[Begin]
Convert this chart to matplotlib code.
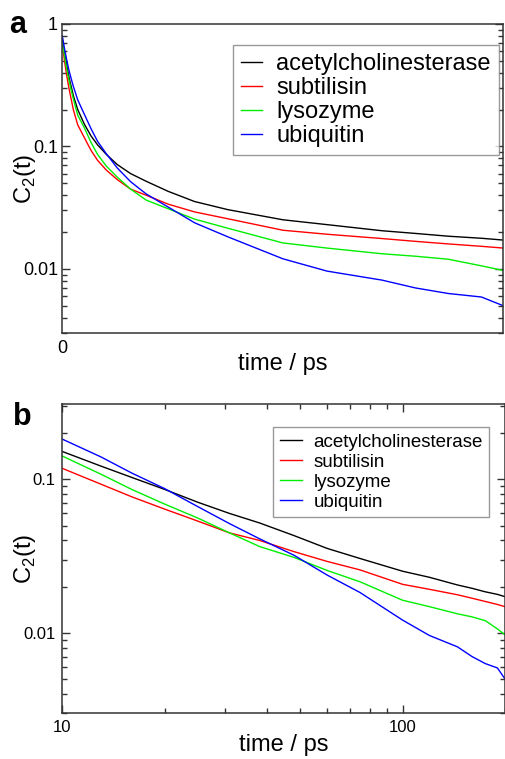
import numpy as np
import matplotlib
matplotlib.use('Agg')
import matplotlib.pyplot as plt

plt.rcParams['font.family'] = ['Liberation Sans', 'DejaVu Sans']
plt.rcParams['mathtext.fontset'] = 'custom'
plt.rcParams['mathtext.rm'] = 'Liberation Sans'

# time points (ps)
t = [0, 1, 2, 3, 4, 5, 7, 10, 13, 16, 20, 25, 31, 38, 48, 60, 75, 100, 120, 145, 160, 175, 190, 200]

# C2(t) for each protein
ache = [0.75, 0.58, 0.46, 0.37, 0.31, 0.26, 0.20, 0.152, 0.122, 0.103, 0.086, 0.071, 0.060, 0.052,
        0.043, 0.0355, 0.0305, 0.0252, 0.0230, 0.0205, 0.0195, 0.0185, 0.0178, 0.0172]
subtilisin = [0.70, 0.50, 0.38, 0.30, 0.245, 0.20, 0.15, 0.118, 0.093, 0.077, 0.064, 0.0535, 0.0448, 0.040,
              0.0338, 0.0292, 0.0257, 0.0207, 0.0192, 0.0177, 0.0168, 0.0160, 0.0153, 0.0148]
lysozyme = [0.72, 0.55, 0.43, 0.35, 0.29, 0.245, 0.18, 0.142, 0.108, 0.086, 0.069, 0.056, 0.0448, 0.0365,
            0.031, 0.0255, 0.0215, 0.0163, 0.0148, 0.0133, 0.0127, 0.0120, 0.0106, 0.0097]
ubiquitin = [0.80, 0.63, 0.51, 0.42, 0.36, 0.31, 0.24, 0.183, 0.14, 0.11, 0.087, 0.0665, 0.0515, 0.041,
             0.032, 0.0238, 0.0183, 0.0121, 0.0096, 0.0081, 0.0070, 0.0063, 0.0059, 0.0050]

names = ['acetylcholinesterase', 'subtilisin', 'lysozyme', 'ubiquitin']
series = [ache, subtilisin, lysozyme, ubiquitin]
colors = ['#000000', '#ff0000', '#00ee00', '#0000ff']

fig = plt.figure(figsize=(5.06, 7.59), dpi=100)
ax1 = fig.add_axes([0.1231, 0.5613, 0.8719, 0.4071])
ax2 = fig.add_axes([0.1231, 0.0606, 0.8749, 0.4071])

for ax in (ax1, ax2):
    for name, vals, c in zip(names, series, colors):
        ax.plot(t, vals, color=c, lw=1.0, label=name)
    ax.set_yscale('log')
    for s in ax.spines.values():
        s.set_linewidth(1.1)
        s.set_color('#333333')
    ax.set_xlabel('time / ps', fontsize=17, va='center')
    ax.set_ylabel(r'C$_\mathregular{2}$(t)', fontsize=17, va='center')
    ax.yaxis.set_label_coords(-0.085, 0.5)

ax1.xaxis.set_label_coords(0.5, -0.1)
ax2.xaxis.set_label_coords(0.5, -0.105)

# panel a: linear time, log C2
ax1.set_xlim(0, 200)
ax1.set_ylim(0.003, 1)
ax1.set_xticks([0])
ax1.set_xticklabels(['0'])
ax1.tick_params(axis='x', length=0, labelsize=13, pad=5)
ax1.set_yticks([0.01, 0.1, 1])
ax1.set_yticklabels(['0.01', '0.1', '1'])
ax1.tick_params(axis='y', which='both', direction='in', left=True, right=True, labelsize=13, color='#333333')
ax1.tick_params(axis='y', which='major', length=6, width=1, pad=3)
ax1.tick_params(axis='y', which='minor', length=3.5, width=1)
ax1.legend(loc='upper right', bbox_to_anchor=(0.99, 0.932), fontsize=17, frameon=True, fancybox=False,
           edgecolor='#808080', handlelength=0.9, handletextpad=0.6, labelspacing=0.08,
           borderpad=0.35, borderaxespad=0)
ax1.get_legend().get_frame().set_linewidth(1.0)

# panel b: log-log
ax2.set_xscale('log')
ax2.set_xlim(10, 200)
ax2.set_ylim(0.003, 0.31)
ax2.set_xticks([10, 100])
ax2.set_xticklabels(['10', '100'])
ax2.set_yticks([0.01, 0.1])
ax2.set_yticklabels(['0.01', '0.1'])
ax2.tick_params(which='both', direction='in', top=True, right=True, labelsize=12, color='#333333')
ax2.tick_params(which='major', length=6, width=1, pad=5)
ax2.tick_params(which='minor', length=3.5, width=1)
ax2.legend(loc='upper right', bbox_to_anchor=(0.965, 0.925), fontsize=13.5, frameon=True, fancybox=False,
           edgecolor='#808080', handlelength=1.2, handletextpad=0.6, labelspacing=0.15,
           borderpad=0.35, borderaxespad=0)
ax2.get_legend().get_frame().set_linewidth(1.0)

fig.text(0.018, 0.956, 'a', fontsize=22, fontweight='bold')
fig.text(0.025, 0.44, 'b', fontsize=22, fontweight='bold')

fig.savefig('out.png', dpi=100)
[End]
§ **EXERCISE PROMPT**:
Everything from the first line to the line with "ax2.xaxis.set_label_coords(0.5, -0.105)" must be repeated exactly, and nothing else. Leave the pictures out.

§ **SOLUTION TO THIS EXERCISE**:
Convert this chart to matplotlib code.
import numpy as np
import matplotlib
matplotlib.use('Agg')
import matplotlib.pyplot as plt

plt.rcParams['font.family'] = ['Liberation Sans', 'DejaVu Sans']
plt.rcParams['mathtext.fontset'] = 'custom'
plt.rcParams['mathtext.rm'] = 'Liberation Sans'

# time points (ps)
t = [0, 1, 2, 3, 4, 5, 7, 10, 13, 16, 20, 25, 31, 38, 48, 60, 75, 100, 120, 145, 160, 175, 190, 200]

# C2(t) for each protein
ache = [0.75, 0.58, 0.46, 0.37, 0.31, 0.26, 0.20, 0.152, 0.122, 0.103, 0.086, 0.071, 0.060, 0.052,
        0.043, 0.0355, 0.0305, 0.0252, 0.0230, 0.0205, 0.0195, 0.0185, 0.0178, 0.0172]
subtilisin = [0.70, 0.50, 0.38, 0.30, 0.245, 0.20, 0.15, 0.118, 0.093, 0.077, 0.064, 0.0535, 0.0448, 0.040,
              0.0338, 0.0292, 0.0257, 0.0207, 0.0192, 0.0177, 0.0168, 0.0160, 0.0153, 0.0148]
lysozyme = [0.72, 0.55, 0.43, 0.35, 0.29, 0.245, 0.18, 0.142, 0.108, 0.086, 0.069, 0.056, 0.0448, 0.0365,
            0.031, 0.0255, 0.0215, 0.0163, 0.0148, 0.0133, 0.0127, 0.0120, 0.0106, 0.0097]
ubiquitin = [0.80, 0.63, 0.51, 0.42, 0.36, 0.31, 0.24, 0.183, 0.14, 0.11, 0.087, 0.0665, 0.0515, 0.041,
             0.032, 0.0238, 0.0183, 0.0121, 0.0096, 0.0081, 0.0070, 0.0063, 0.0059, 0.0050]

names = ['acetylcholinesterase', 'subtilisin', 'lysozyme', 'ubiquitin']
series = [ache, subtilisin, lysozyme, ubiquitin]
colors = ['#000000', '#ff0000', '#00ee00', '#0000ff']

fig = plt.figure(figsize=(5.06, 7.59), dpi=100)
ax1 = fig.add_axes([0.1231, 0.5613, 0.8719, 0.4071])
ax2 = fig.add_axes([0.1231, 0.0606, 0.8749, 0.4071])

for ax in (ax1, ax2):
    for name, vals, c in zip(names, series, colors):
        ax.plot(t, vals, color=c, lw=1.0, label=name)
    ax.set_yscale('log')
    for s in ax.spines.values():
        s.set_linewidth(1.1)
        s.set_color('#333333')
    ax.set_xlabel('time / ps', fontsize=17, va='center')
    ax.set_ylabel(r'C$_\mathregular{2}$(t)', fontsize=17, va='center')
    ax.yaxis.set_label_coords(-0.085, 0.5)

ax1.xaxis.set_label_coords(0.5, -0.1)
ax2.xaxis.set_label_coords(0.5, -0.105)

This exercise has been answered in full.